▶

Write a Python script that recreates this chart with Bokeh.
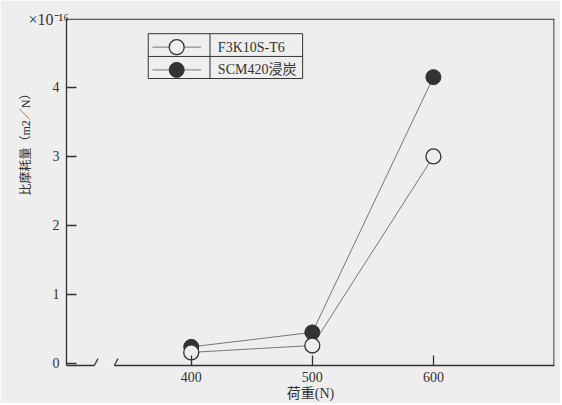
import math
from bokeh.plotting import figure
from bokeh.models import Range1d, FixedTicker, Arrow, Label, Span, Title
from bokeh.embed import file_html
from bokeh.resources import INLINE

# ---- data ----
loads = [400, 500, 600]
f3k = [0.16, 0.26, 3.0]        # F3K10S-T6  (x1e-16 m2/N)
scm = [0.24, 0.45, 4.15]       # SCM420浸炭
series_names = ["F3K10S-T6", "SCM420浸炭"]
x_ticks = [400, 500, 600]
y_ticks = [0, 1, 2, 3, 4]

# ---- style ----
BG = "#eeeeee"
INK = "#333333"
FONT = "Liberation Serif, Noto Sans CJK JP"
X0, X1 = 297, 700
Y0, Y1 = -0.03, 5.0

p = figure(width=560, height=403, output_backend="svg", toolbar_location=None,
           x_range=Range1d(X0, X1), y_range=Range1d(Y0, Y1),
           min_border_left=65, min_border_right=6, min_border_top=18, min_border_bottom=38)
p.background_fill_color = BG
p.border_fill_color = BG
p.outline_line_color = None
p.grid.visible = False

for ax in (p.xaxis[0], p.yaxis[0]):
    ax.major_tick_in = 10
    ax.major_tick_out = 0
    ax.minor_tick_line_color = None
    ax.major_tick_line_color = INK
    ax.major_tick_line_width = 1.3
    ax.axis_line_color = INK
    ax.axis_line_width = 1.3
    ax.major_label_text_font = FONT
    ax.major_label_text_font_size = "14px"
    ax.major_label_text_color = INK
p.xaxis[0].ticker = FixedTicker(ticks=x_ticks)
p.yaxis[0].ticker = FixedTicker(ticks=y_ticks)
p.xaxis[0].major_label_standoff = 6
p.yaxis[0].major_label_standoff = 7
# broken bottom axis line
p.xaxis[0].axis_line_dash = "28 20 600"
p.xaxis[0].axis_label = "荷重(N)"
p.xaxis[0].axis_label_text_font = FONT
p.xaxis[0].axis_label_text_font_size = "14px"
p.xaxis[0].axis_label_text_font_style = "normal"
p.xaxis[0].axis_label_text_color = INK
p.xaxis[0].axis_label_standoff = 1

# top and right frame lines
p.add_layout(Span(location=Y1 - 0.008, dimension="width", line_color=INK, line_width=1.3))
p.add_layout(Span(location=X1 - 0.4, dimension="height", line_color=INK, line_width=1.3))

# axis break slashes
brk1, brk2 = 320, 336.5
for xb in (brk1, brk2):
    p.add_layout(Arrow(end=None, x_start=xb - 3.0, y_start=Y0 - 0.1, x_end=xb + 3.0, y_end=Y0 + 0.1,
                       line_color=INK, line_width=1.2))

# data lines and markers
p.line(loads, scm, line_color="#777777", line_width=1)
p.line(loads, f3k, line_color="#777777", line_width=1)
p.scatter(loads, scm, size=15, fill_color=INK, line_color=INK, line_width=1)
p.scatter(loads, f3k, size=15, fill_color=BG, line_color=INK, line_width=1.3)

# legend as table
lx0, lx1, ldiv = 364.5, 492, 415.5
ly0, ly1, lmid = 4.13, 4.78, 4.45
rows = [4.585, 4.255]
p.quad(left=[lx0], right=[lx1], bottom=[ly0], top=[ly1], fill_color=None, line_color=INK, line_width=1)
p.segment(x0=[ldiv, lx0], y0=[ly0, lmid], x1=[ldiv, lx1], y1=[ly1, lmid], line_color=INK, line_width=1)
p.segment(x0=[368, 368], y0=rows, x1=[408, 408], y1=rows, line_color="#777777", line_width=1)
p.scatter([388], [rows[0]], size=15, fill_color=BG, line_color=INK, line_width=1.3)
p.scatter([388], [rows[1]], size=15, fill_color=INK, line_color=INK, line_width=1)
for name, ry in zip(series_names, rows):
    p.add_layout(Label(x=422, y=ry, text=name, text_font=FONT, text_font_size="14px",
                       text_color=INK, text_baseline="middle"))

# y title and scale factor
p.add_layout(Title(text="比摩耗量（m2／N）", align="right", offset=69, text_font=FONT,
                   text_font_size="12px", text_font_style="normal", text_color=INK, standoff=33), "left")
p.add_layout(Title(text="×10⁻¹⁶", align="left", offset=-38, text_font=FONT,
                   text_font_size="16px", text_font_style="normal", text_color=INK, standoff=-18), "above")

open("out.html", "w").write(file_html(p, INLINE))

◀
▶

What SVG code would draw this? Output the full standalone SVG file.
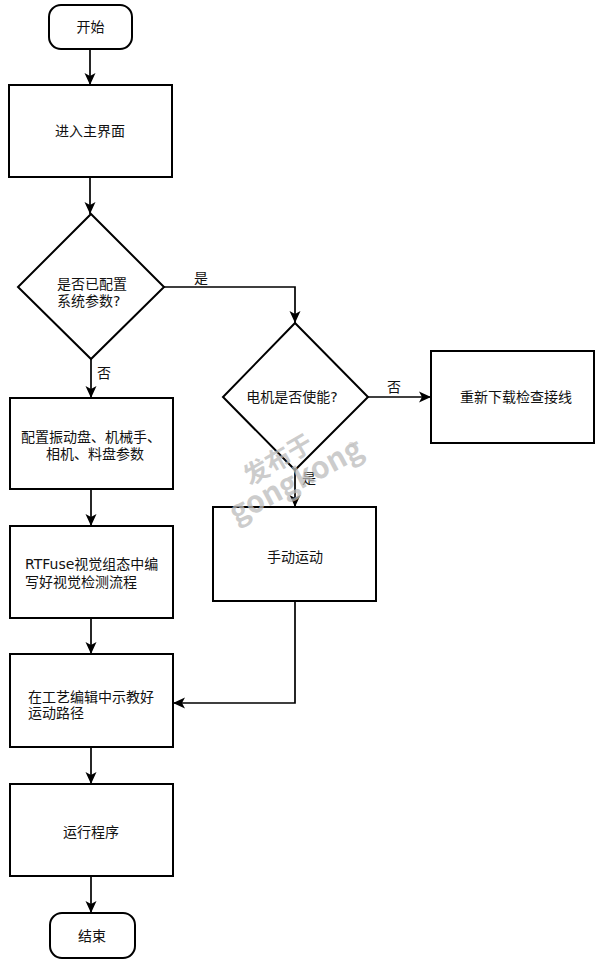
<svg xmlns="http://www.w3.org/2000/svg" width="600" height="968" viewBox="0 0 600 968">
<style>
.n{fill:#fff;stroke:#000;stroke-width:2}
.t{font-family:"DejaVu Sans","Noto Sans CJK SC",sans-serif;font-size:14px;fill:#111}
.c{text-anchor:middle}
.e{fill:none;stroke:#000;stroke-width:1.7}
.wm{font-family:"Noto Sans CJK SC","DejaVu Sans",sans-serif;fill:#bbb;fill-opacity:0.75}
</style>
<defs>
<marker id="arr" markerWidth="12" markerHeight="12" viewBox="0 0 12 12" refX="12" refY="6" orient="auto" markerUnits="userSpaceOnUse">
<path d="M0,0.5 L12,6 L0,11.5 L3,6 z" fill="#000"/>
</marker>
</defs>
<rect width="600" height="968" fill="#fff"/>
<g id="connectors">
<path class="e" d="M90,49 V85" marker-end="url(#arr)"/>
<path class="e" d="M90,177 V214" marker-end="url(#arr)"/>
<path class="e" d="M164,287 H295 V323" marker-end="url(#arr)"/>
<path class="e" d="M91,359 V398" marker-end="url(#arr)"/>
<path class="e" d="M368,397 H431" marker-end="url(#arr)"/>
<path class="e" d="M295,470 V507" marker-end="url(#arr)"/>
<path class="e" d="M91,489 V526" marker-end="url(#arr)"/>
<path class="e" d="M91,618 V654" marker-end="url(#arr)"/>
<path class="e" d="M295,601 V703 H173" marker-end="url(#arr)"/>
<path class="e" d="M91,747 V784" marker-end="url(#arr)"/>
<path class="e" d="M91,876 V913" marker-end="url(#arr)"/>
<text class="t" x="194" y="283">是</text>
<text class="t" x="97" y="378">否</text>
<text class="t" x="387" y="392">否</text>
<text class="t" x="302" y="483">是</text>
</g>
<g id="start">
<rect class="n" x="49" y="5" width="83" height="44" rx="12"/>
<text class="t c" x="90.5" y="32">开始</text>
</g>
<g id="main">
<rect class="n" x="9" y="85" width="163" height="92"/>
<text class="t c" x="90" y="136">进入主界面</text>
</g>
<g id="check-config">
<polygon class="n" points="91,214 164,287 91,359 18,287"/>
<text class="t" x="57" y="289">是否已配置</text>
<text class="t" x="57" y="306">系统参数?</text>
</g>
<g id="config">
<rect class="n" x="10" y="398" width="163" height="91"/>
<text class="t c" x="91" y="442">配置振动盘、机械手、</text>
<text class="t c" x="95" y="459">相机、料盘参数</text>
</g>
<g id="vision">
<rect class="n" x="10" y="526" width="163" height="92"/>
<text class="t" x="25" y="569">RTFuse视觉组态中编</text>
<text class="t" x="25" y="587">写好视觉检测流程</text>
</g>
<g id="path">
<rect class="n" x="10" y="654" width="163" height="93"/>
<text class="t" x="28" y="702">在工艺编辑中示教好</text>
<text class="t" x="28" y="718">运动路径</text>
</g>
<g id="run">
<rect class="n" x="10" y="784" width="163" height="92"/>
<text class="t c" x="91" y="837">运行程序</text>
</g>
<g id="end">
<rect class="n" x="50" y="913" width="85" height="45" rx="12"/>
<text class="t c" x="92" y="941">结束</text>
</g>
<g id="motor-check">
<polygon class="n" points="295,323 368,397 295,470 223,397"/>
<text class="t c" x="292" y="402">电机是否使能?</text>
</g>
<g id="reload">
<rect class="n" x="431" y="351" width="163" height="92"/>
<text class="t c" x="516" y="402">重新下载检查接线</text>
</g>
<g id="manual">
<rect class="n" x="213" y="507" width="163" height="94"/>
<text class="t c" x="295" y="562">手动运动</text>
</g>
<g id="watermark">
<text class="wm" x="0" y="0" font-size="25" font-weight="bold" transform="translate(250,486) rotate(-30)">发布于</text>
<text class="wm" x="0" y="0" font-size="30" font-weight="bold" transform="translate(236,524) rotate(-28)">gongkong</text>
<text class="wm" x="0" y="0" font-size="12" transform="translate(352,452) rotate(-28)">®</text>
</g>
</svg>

◀

## PROBLEM TO SOLVE
Copy out only the lines from the one containing "Write a Python" through the one containing "from bokeh.resources import INLINE", exactly, with both ends. Any picture is left out.

## REPLY TO THE EXERCISE
Write a Python script that recreates this chart with Bokeh.
import math
from bokeh.plotting import figure
from bokeh.models import Range1d, FixedTicker, Arrow, Label, Span, Title
from bokeh.embed import file_html
from bokeh.resources import INLINE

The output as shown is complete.